Los Angeles Times
By Alexandra Zavis
Victims rights groups have long complained that criminal accountability for the sexual abuse of children by members of the Roman Catholic clergy has rarely extended above the level of priests, despite evidence that bishops and archbishops knew about many of the suspected crimes — and in some cases played a role in the abuse.
On Thursday, Cardinal George Pell became the highest ranking Vatican official to be formally charged with sexual assault in connection with the scandals that have dogged the church for decades.
Pell, Pope Francis’ top financial advisor, had already faced questioning last year by a royal commission in his native Australia over accusations that he mishandled cases of clergy abuse when he was archbishop of Melbourne and, later, Sydney. More recently, accusations surfaced that he himself had abused boys going as far back as the 1970s, when he was a priest in Ballarat.
At a news conference Thursday, Pell said that the pontiff had given him leave to appear in court in Melbourne next month, and that he was looking forward to the opportunity to clear his name.

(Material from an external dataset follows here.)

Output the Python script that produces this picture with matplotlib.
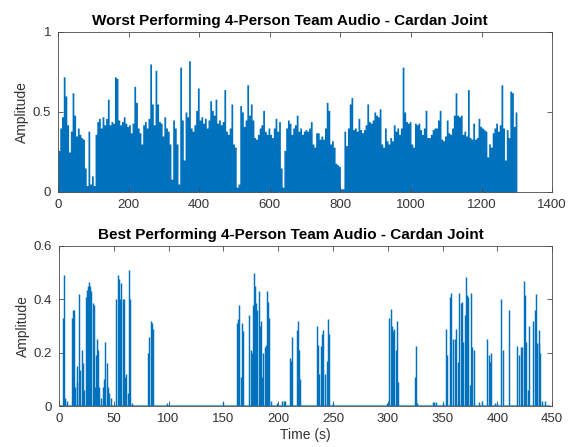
import numpy as np
import matplotlib
matplotlib.use("Agg")
import matplotlib.pyplot as plt

# worst team: peak amplitude per 5 s window, t = 0 .. 1300 s
worst_step = 5
worst_amp = [
    0.26, 0.40, 0.47, 0.72, 0.60, 0.42, 0.25, 0.38, 0.62, 0.48,
    0.35, 0.40, 0.36, 0.34, 0.33, 0.15, 0.04, 0.38, 0.05, 0.10,
    0.04, 0.36, 0.44, 0.46, 0.40, 0.47, 0.42, 0.46, 0.58, 0.42,
    0.44, 0.43, 0.72, 0.71, 0.45, 0.42, 0.44, 0.47, 0.43, 0.41,
    0.42, 0.37, 0.43, 0.66, 0.56, 0.40, 0.37, 0.30, 0.42, 0.44,
    0.40, 0.46, 0.80, 0.55, 0.42, 0.76, 0.55, 0.44, 0.43, 0.35,
    0.47, 0.40, 0.38, 0.30, 0.08, 0.45, 0.40, 0.30, 0.05, 0.78,
    0.45, 0.20, 0.50, 0.47, 0.82, 0.40, 0.38, 0.42, 0.51, 0.65,
    0.45, 0.47, 0.43, 0.46, 0.40, 0.45, 0.57, 0.51, 0.48, 0.58,
    0.43, 0.45, 0.42, 0.44, 0.64, 0.38, 0.36, 0.40, 0.55, 0.30,
    0.28, 0.03, 0.05, 0.54, 0.50, 0.41, 0.45, 0.67, 0.48, 0.55,
    0.45, 0.34, 0.33, 0.36, 0.40, 0.42, 0.51, 0.38, 0.36, 0.40,
    0.36, 0.34, 0.40, 0.46, 0.38, 0.44, 0.15, 0.03, 0.26, 0.40,
    0.45, 0.43, 0.36, 0.40, 0.42, 0.48, 0.38, 0.40, 0.36, 0.38,
    0.39, 0.38, 0.40, 0.44, 0.30, 0.28, 0.37, 0.37, 0.33, 0.35,
    0.33, 0.40, 0.56, 0.51, 0.30, 0.32, 0.28, 0.18, 0.17, 0.16,
    0.02, 0.02, 0.38, 0.29, 0.40, 0.55, 0.59, 0.39, 0.40, 0.38,
    0.46, 0.39, 0.37, 0.39, 0.42, 0.55, 0.44, 0.43, 0.45, 0.50,
    0.48, 0.47, 0.52, 0.30, 0.28, 0.40, 0.32, 0.30, 0.34, 0.32,
    0.42, 0.38, 0.40, 0.36, 0.40, 0.78, 0.50, 0.44, 0.43, 0.44,
    0.30, 0.28, 0.43, 0.42, 0.43, 0.39, 0.36, 0.40, 0.51, 0.34,
    0.34, 0.36, 0.39, 0.40, 0.40, 0.45, 0.51, 0.33, 0.32, 0.35,
    0.45, 0.37, 0.36, 0.40, 0.48, 0.62, 0.48, 0.47, 0.48, 0.36,
    0.38, 0.35, 0.64, 0.34, 0.33, 0.43, 0.33, 0.34, 0.46, 0.41,
    0.40, 0.39, 0.38, 0.22, 0.30, 0.28, 0.37, 0.40, 0.43, 0.38,
    0.42, 0.67, 0.40, 0.20, 0.39, 0.34, 0.63, 0.62, 0.41, 0.50, 0.47,
]

# best team: individual peaks (time s, amplitude)
best_t = [
    4.0, 4.9, 5.8, 7.0,
    11.9, 12.5, 13.4, 14.6, 16.0, 16.7, 18.0, 19.2, 20.7, 21.6, 23.1,
    24.6, 25.6, 26.8, 27.7, 28.6, 29.5, 30.7, 31.6, 33.2, 33.8, 34.7, 35.6,
    36.8, 38.3, 39.8, 41.4, 42.3, 43.5, 44.4, 45.9, 47.5,
    52.0, 53.5, 54.5, 55.7, 56.6, 58.0, 59.6, 60.5, 61.4, 62.7, 64.2, 65.0, 66.6,
    81.0, 82.4, 84.0, 84.9, 86.1,
    99.0, 149.4,
    162.0, 163.0, 164.3, 165.8, 167.0, 168.3,
    173.7, 174.9, 175.8, 177.4, 178.3, 178.9, 179.8, 181.0, 182.5, 183.4,
    184.4, 185.3, 186.5, 187.7, 188.9, 189.8, 191.0, 192.0, 193.2,
    199.3, 203.7, 205.0, 206.3,
    210.8, 212.0, 213.0,
    217.0, 217.8, 219.0, 220.0,
    235.2, 236.4, 237.6, 239.0, 240.0, 241.3, 242.8, 244.3, 245.8, 246.7,
    250.4,
    299.0, 301.2, 302.7, 303.6, 304.8, 306.0, 307.2, 308.2, 309.4,
    324.6, 325.8, 327.0,
    341.0, 342.5, 344.0, 350.0,
    353.0, 353.8, 356.5, 358.0, 359.6, 361.0, 362.3, 364.1, 365.4, 366.6,
    367.8, 369.0, 370.2, 371.5, 372.4, 373.6, 374.8, 376.3, 377.2, 378.5,
    383.0, 386.0,
    390.9, 392.1, 393.3, 394.5,
    398.0, 400.0,
    403.7, 404.9,
    411.0,
    418.3, 419.5, 421.4, 422.5, 424.4, 425.3, 426.5, 427.6, 428.6,
    433.0, 434.2, 435.4, 436.6, 437.8, 438.4, 439.2, 440.4, 444.0,
]
best_amp = [
    0.33, 0.49, 0.03, 0.02,
    0.33, 0.36, 0.36, 0.07, 0.15, 0.09, 0.42, 0.135, 0.21, 0.16, 0.06,
    0.41, 0.435, 0.45, 0.465, 0.45, 0.43, 0.385, 0.38, 0.07, 0.19, 0.25, 0.21,
    0.07, 0.03, 0.07, 0.10, 0.24, 0.16, 0.07, 0.05, 0.03,
    0.40, 0.49, 0.478, 0.40, 0.46, 0.40, 0.40, 0.11, 0.12, 0.05, 0.51, 0.40, 0.01,
    0.20, 0.26, 0.32, 0.31, 0.29,
    0.012, 0.015,
    0.31, 0.325, 0.38, 0.11, 0.31, 0.28,
    0.34, 0.21, 0.20, 0.38, 0.50, 0.45, 0.385, 0.36, 0.43, 0.30,
    0.32, 0.11, 0.20, 0.22, 0.23, 0.43, 0.39, 0.33, 0.02,
    0.012, 0.02, 0.02, 0.02,
    0.18, 0.17, 0.26,
    0.285, 0.32, 0.21, 0.10,
    0.30, 0.23, 0.12, 0.225, 0.27, 0.285, 0.12, 0.17, 0.325, 0.27,
    0.01,
    0.012, 0.33, 0.365, 0.30, 0.28, 0.29, 0.21, 0.32, 0.09,
    0.11, 0.225, 0.01,
    0.015, 0.015, 0.015, 0.012,
    0.29, 0.19, 0.41, 0.425, 0.25, 0.25, 0.29, 0.165, 0.425, 0.385,
    0.39, 0.24, 0.34, 0.485, 0.415, 0.41, 0.08, 0.425, 0.22, 0.21,
    0.015, 0.02,
    0.25, 0.19, 0.165, 0.20,
    0.012, 0.012,
    0.40, 0.21,
    0.36,
    0.225, 0.19, 0.22, 0.22, 0.47, 0.415, 0.24, 0.06, 0.30,
    0.32, 0.36, 0.42, 0.235, 0.235, 0.285, 0.20, 0.02, 0.02,
]
best_floor = 0.004
best_duration = 448

blue = '#0072BD'
axis_col = '#4a4a4a'
text_col = '#333333'

plt.rcParams['font.family'] = ['Liberation Sans', 'DejaVu Sans']

fig = plt.figure(figsize=(5.74, 4.47), dpi=100)
ax1 = fig.add_axes([0.101, 0.5705, 0.861, 0.358])
ax2 = fig.add_axes([0.1028, 0.0917, 0.859, 0.358])

# 上圖：最差團隊
t_worst = np.arange(len(worst_amp)) * worst_step
ax1.fill_between(t_worst, worst_amp, step='post', color=blue, linewidth=0)
ax1.set_xlim(0, 1400)
ax1.set_ylim(0, 1)
ax1.set_xticks(range(0, 1401, 200))
ax1.set_yticks([0, 0.5, 1])
ax1.set_yticklabels(['0', '0.5', '1'])
ax1.set_ylabel('Amplitude', fontsize=10, color=text_col, labelpad=3)
ax1.set_title('Worst Performing 4-Person Team Audio - Cardan Joint',
              fontsize=11, fontweight='bold', pad=5, x=0.47)

# 下圖：最佳團隊
ax2.hlines(best_floor, 0, best_duration, color=blue, linewidth=0.8, alpha=0.6)
ax2.vlines(best_t, 0, best_amp, color=blue, linewidth=1.05)
ax2.set_xlim(0, 450)
ax2.set_ylim(0, 0.6)
ax2.set_xticks(range(0, 451, 50))
ax2.set_yticks([0, 0.2, 0.4, 0.6])
ax2.set_yticklabels(['0', '0.2', '0.4', '0.6'])
ax2.set_ylabel('Amplitude', fontsize=10, color=text_col, labelpad=3)
ax2.set_xlabel('Time (s)', fontsize=10, color=text_col, labelpad=2)
ax2.set_title('Best Performing 4-Person Team Audio - Cardan Joint',
              fontsize=11, fontweight='bold', pad=5, x=0.47)

for ax in (ax1, ax2):
    for s in ax.spines.values():
        s.set_color(axis_col)
        s.set_linewidth(0.6)
    ax.tick_params(direction='in', length=3.5, width=0.6, color=axis_col,
                   labelcolor=text_col, labelsize=9.5, top=True, right=True, pad=5)

fig.savefig('out.png', dpi=100)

While criminal charges have been brought against more than 100 priests in Australia alone, few senior Catholic prelates around the world have been brought to account. Here are some of those cases:
The Polish former archbishop was the first high-ranking official in the Roman Catholic Church to be sent before the Vatican’s own criminal court on charges of sexual abuse. Accused of paying shoeshine boys for sex while serving as papal nuncio, or ambassador, in the Dominican Republic, he was recalled by Francis in 2013 and defrocked the following year. While living at the Vatican, he was found to have child pornography on a computer. He died before his trial could begin in 2015.